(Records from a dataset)
──────
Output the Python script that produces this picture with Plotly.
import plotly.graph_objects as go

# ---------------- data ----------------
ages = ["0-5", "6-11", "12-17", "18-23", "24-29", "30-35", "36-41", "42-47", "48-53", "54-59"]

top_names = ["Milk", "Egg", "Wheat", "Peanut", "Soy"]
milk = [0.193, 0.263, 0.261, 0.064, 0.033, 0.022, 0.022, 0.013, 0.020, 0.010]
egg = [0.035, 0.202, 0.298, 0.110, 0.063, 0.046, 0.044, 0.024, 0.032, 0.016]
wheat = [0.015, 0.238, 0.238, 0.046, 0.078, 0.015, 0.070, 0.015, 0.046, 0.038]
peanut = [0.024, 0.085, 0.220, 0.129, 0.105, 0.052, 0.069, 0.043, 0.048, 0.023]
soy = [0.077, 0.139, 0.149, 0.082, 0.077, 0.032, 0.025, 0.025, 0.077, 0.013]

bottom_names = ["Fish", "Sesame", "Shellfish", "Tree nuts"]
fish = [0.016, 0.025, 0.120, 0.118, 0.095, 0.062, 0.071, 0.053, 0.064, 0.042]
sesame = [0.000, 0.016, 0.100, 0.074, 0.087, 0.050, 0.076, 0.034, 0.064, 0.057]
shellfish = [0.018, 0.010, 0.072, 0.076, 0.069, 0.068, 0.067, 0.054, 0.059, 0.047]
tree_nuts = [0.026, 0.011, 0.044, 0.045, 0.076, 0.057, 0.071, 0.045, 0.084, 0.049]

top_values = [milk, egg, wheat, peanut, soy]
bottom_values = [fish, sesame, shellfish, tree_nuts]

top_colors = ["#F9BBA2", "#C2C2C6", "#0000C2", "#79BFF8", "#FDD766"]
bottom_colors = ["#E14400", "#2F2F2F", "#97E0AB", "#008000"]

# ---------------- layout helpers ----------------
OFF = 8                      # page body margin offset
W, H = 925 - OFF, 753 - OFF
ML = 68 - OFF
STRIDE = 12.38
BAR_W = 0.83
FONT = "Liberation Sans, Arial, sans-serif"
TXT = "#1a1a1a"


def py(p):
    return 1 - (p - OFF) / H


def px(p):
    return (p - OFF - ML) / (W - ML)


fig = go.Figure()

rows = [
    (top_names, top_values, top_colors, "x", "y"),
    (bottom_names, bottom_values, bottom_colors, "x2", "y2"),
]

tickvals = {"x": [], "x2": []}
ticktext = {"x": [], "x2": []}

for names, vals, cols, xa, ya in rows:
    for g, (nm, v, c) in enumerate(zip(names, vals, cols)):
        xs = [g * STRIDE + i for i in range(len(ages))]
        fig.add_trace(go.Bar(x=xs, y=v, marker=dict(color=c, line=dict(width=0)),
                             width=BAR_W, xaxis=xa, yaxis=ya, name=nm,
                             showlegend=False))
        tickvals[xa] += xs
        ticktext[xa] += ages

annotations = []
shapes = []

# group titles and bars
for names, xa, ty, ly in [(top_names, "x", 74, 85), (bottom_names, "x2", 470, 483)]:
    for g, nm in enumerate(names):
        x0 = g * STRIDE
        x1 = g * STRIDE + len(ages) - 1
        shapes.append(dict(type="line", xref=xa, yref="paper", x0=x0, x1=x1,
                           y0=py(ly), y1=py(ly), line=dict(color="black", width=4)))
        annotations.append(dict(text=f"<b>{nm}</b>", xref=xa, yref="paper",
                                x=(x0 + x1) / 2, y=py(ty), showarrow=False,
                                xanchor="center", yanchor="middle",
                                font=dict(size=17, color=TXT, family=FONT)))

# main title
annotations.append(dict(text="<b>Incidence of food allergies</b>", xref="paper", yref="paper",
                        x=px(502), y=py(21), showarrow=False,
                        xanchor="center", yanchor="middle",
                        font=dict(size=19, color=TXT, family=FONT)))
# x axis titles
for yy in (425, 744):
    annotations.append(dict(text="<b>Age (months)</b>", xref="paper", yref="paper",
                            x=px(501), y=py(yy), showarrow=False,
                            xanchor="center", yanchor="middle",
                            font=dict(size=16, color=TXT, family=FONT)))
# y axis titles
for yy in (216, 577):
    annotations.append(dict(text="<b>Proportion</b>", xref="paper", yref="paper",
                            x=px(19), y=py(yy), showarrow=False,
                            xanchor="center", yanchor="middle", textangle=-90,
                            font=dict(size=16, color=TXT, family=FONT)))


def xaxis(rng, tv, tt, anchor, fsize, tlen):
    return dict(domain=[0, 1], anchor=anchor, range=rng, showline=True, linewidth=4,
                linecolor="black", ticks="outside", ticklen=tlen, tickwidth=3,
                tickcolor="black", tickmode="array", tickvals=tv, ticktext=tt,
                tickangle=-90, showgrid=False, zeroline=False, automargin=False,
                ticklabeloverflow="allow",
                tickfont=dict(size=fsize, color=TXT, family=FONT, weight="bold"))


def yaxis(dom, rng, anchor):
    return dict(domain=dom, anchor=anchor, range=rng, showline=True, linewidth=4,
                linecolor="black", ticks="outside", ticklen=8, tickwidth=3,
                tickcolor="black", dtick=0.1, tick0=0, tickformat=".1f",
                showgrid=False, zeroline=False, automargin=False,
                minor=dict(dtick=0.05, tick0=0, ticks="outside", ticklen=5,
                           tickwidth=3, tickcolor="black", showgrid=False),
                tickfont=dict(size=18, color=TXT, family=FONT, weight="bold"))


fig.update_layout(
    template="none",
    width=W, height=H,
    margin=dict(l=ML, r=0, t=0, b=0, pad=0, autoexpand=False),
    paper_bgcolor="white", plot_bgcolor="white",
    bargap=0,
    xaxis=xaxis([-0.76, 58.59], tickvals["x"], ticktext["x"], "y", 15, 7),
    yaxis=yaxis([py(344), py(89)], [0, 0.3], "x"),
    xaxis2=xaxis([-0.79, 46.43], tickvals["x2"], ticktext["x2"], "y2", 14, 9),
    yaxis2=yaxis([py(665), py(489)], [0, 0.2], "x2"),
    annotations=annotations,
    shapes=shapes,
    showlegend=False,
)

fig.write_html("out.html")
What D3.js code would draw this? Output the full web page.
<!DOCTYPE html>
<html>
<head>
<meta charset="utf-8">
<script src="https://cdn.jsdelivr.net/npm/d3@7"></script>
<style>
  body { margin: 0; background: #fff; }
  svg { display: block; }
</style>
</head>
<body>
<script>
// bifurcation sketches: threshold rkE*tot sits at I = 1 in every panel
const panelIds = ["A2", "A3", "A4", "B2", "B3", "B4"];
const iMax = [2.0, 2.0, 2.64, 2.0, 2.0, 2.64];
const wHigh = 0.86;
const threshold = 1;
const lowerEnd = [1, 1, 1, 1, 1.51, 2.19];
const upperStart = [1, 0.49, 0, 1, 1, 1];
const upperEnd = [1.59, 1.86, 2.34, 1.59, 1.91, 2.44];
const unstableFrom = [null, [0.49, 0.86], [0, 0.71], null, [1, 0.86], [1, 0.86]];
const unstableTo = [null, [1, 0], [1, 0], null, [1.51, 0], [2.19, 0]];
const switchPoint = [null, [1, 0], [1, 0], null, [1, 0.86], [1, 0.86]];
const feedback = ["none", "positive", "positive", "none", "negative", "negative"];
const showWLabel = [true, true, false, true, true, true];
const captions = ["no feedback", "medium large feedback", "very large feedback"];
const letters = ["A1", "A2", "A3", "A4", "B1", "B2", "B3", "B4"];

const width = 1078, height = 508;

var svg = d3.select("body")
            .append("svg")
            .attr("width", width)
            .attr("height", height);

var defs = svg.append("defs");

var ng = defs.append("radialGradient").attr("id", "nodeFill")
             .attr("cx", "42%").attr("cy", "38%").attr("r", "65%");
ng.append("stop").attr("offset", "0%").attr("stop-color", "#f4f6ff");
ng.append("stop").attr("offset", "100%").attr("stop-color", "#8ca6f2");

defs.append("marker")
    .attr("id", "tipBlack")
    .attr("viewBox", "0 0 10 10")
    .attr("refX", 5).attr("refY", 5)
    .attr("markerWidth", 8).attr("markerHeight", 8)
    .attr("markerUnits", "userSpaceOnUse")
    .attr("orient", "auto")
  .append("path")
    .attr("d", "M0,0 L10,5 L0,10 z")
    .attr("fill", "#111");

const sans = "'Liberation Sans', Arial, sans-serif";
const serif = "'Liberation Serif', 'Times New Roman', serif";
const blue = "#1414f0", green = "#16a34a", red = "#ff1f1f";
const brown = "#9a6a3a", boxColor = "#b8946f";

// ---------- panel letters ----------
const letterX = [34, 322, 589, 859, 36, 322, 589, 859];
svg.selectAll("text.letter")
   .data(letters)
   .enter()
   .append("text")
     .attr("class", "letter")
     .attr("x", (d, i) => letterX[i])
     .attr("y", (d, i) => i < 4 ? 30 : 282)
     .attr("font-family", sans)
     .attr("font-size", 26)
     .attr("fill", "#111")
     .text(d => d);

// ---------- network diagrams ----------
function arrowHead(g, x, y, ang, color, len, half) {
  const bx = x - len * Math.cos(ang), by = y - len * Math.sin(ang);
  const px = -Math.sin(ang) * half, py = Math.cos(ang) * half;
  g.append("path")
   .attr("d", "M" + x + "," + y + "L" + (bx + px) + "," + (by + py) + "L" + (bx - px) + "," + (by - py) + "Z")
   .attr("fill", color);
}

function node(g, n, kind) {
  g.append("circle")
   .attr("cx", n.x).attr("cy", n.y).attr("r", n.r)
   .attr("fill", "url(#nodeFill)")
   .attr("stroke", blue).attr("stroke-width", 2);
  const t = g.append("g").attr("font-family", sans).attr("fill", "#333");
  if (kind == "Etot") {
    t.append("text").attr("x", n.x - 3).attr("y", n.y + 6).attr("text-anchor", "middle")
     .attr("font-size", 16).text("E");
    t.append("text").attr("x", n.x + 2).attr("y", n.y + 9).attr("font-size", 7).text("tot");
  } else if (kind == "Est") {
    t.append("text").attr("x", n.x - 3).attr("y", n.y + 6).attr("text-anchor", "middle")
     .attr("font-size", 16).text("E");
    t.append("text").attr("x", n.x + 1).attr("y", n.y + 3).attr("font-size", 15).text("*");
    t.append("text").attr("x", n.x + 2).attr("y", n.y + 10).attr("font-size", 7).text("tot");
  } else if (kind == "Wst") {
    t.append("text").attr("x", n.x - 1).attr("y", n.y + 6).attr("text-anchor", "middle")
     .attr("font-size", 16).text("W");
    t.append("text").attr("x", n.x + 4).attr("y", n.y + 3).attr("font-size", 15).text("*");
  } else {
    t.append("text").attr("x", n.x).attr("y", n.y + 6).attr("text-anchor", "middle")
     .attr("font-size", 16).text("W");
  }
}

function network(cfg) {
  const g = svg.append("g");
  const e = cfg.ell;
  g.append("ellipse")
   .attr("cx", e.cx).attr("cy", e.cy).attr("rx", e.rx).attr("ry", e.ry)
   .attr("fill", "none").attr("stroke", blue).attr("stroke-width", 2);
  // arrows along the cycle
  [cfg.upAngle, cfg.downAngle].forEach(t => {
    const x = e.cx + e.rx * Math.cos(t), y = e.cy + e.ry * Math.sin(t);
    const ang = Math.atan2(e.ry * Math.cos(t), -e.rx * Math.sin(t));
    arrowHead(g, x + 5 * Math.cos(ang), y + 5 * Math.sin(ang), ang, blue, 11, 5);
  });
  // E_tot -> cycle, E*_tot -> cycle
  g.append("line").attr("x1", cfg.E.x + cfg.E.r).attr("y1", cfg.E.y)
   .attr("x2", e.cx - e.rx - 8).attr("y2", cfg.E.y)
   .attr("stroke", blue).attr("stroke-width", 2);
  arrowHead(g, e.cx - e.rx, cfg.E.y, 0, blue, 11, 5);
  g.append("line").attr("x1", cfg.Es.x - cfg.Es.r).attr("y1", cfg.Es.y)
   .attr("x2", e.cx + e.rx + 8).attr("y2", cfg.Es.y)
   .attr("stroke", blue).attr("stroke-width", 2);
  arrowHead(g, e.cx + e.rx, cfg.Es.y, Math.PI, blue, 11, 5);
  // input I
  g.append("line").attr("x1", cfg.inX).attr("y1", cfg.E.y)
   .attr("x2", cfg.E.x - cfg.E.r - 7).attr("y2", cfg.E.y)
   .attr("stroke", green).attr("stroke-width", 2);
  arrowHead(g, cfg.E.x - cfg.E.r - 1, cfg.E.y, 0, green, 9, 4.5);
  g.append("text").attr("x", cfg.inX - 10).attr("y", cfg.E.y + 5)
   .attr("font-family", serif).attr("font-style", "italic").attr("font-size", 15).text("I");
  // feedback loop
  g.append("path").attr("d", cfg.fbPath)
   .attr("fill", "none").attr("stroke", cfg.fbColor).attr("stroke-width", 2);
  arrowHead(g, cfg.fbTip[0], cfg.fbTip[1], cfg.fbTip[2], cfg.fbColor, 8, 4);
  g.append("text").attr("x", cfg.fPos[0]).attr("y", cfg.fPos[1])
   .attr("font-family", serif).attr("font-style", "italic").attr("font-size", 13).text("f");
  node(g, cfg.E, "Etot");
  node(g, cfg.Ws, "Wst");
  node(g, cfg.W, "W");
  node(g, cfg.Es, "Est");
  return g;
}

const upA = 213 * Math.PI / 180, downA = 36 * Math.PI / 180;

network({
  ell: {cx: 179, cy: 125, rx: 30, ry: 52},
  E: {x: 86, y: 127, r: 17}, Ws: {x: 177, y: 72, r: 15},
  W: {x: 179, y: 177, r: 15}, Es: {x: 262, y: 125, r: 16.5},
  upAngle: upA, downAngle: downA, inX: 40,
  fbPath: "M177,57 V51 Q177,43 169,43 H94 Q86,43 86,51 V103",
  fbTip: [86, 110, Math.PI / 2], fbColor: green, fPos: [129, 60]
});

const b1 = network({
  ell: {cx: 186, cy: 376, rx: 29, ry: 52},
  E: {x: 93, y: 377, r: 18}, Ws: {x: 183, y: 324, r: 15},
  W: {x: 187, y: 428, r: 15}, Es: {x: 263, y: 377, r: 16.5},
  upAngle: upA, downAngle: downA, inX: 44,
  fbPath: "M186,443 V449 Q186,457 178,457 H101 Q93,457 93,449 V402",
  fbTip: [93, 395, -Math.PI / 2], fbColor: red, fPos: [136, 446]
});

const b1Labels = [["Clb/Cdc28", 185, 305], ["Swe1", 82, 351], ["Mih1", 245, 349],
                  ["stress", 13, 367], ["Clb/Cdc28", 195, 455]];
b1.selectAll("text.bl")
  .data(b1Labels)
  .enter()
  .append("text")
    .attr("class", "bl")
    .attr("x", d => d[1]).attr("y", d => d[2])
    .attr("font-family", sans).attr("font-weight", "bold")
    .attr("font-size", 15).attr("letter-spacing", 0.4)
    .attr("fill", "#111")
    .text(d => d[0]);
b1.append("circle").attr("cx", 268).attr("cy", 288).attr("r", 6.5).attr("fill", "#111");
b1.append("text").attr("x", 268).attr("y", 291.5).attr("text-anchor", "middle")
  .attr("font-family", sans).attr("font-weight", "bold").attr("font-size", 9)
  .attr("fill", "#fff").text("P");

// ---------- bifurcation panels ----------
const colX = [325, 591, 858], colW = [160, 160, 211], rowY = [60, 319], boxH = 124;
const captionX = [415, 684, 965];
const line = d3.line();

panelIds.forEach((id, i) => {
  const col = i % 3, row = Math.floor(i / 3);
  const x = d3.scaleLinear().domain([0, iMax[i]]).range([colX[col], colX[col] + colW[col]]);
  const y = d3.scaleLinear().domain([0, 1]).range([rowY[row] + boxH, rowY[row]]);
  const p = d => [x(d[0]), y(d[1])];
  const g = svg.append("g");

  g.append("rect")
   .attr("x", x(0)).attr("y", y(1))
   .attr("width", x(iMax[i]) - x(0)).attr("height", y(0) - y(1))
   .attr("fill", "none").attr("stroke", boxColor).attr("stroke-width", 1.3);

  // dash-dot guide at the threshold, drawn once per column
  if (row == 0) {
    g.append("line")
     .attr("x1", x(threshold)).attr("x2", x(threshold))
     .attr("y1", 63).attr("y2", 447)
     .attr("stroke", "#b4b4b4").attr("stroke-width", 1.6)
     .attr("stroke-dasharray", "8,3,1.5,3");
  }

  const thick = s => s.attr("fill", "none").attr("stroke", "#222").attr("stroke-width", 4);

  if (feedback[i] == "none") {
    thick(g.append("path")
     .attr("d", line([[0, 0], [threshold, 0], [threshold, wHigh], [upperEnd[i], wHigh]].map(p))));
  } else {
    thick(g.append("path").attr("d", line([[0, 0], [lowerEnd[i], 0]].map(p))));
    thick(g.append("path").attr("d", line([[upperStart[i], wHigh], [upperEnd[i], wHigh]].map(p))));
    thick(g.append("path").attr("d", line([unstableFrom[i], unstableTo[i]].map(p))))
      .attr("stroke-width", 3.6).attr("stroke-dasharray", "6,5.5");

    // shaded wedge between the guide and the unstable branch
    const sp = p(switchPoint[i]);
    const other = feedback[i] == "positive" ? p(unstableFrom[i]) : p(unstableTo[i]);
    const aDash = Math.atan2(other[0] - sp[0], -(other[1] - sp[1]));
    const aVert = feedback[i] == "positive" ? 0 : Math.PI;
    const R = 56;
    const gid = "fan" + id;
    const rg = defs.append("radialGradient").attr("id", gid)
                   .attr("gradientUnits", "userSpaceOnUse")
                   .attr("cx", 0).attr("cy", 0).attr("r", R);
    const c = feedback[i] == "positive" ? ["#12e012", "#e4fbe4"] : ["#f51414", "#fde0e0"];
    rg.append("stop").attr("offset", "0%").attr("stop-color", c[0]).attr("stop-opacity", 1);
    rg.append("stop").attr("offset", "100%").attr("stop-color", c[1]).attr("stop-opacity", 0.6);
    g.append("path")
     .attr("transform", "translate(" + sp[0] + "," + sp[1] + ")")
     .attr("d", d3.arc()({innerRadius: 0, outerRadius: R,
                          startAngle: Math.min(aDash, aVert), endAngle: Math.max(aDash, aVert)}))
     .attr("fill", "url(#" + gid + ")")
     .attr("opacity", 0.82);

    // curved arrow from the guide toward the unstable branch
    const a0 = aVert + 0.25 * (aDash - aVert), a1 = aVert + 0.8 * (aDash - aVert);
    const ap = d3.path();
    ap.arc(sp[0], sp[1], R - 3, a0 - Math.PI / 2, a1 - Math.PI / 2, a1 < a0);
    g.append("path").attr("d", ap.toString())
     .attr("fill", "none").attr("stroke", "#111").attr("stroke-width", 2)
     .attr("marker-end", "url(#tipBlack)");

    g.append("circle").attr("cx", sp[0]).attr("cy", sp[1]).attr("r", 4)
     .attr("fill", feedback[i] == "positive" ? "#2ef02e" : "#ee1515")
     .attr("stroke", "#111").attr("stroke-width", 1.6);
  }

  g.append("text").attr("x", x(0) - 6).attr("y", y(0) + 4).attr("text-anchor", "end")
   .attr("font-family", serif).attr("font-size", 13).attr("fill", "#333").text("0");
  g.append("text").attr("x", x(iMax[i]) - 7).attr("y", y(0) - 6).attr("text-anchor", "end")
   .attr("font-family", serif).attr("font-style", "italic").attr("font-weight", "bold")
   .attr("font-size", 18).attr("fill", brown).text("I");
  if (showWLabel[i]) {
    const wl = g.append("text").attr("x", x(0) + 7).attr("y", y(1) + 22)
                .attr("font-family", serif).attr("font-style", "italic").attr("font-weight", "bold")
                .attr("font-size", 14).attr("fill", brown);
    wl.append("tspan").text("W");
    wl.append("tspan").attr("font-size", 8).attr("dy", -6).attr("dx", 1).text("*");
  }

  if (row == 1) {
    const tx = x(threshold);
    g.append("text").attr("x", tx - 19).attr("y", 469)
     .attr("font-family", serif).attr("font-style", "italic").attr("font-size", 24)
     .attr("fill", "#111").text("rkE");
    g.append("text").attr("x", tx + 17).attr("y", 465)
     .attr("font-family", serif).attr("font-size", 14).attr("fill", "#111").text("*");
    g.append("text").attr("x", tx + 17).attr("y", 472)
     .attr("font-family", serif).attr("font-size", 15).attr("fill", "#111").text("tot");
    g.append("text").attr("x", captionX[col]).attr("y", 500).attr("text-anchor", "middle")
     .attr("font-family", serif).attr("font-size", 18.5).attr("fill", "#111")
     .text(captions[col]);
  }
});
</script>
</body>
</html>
──────
From the entries above, copy every line that holds the word "script".

Result:
Output the Python script that produces this picture with Plotly.
<script src="https://cdn.jsdelivr.net/npm/d3@7"></script>
<script>
</script>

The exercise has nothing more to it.